-- start Information shown --

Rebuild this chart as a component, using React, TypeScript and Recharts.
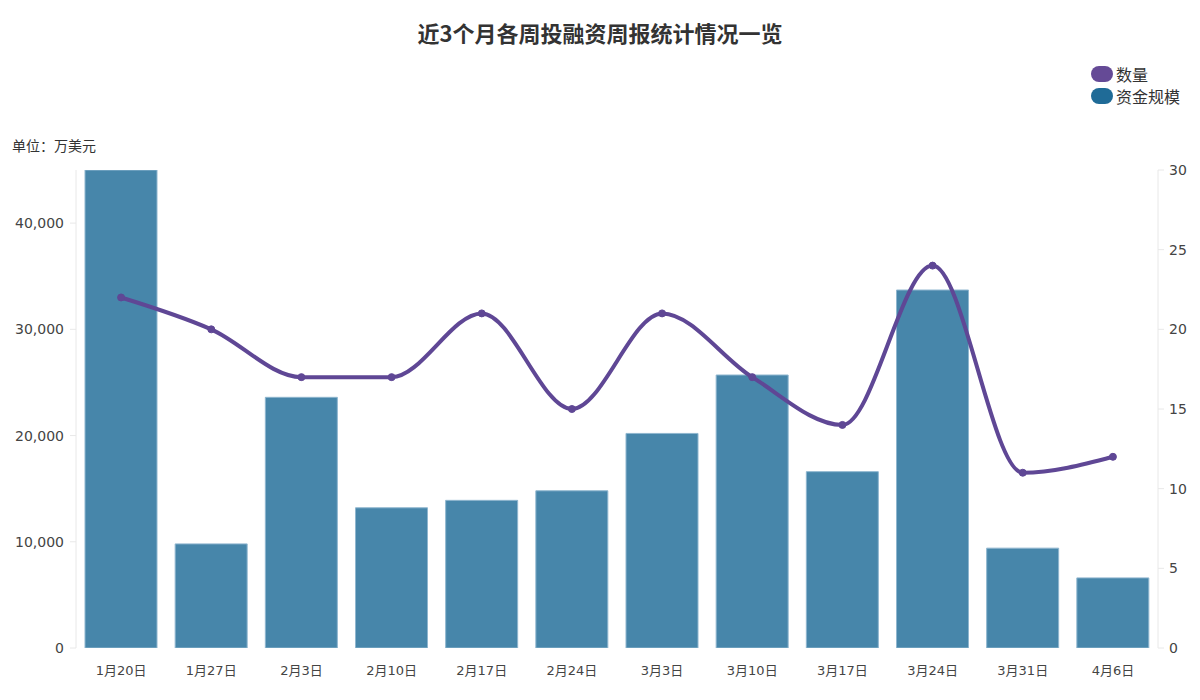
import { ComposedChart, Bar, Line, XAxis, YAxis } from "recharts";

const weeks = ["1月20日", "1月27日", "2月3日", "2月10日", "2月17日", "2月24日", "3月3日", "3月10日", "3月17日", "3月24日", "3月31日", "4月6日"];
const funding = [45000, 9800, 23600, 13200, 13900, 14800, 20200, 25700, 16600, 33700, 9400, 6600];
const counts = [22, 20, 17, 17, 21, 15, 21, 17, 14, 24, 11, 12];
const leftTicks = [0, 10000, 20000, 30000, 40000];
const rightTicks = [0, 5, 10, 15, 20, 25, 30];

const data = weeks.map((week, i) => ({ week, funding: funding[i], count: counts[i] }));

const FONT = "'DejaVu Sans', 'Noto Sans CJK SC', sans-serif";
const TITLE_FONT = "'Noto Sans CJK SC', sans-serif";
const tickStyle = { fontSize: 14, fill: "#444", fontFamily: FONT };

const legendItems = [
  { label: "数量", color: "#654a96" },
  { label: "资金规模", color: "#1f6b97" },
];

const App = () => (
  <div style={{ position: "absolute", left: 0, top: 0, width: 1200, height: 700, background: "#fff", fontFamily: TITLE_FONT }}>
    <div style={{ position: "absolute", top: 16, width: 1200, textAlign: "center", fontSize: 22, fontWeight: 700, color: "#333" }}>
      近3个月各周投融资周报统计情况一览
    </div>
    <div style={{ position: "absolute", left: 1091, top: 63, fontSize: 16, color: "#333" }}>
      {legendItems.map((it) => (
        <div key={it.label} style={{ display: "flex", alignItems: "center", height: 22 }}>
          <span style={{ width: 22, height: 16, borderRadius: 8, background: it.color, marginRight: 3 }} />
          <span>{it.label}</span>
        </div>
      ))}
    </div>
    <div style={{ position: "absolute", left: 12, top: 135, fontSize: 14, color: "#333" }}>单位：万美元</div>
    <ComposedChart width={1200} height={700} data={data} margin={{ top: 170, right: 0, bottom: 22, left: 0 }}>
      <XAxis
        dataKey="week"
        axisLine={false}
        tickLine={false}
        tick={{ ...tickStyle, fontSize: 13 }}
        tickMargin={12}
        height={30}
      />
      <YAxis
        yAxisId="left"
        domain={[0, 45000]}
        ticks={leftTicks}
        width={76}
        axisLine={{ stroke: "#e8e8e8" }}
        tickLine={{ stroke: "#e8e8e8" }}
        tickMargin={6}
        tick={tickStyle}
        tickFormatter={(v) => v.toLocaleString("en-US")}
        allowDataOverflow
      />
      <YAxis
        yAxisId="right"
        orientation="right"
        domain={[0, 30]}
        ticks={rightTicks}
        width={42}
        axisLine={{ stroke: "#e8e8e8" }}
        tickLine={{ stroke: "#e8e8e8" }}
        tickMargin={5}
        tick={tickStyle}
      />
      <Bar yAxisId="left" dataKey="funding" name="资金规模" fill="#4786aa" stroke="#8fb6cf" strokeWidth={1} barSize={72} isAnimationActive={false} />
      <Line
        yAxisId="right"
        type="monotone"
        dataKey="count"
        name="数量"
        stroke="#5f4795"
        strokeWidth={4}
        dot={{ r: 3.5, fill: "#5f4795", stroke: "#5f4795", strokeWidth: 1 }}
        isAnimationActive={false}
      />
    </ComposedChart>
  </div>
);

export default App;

-- end Information shown --

■ The request ■
Only the lines from the top of the data through the line with "Line, XAxis, YAxis" should be quoted, exactly and with both ends kept; skip the pictures.

■ The answer ■
Rebuild this chart as a component, using React, TypeScript and Recharts.
import { ComposedChart, Bar, Line, XAxis, YAxis } from "recharts";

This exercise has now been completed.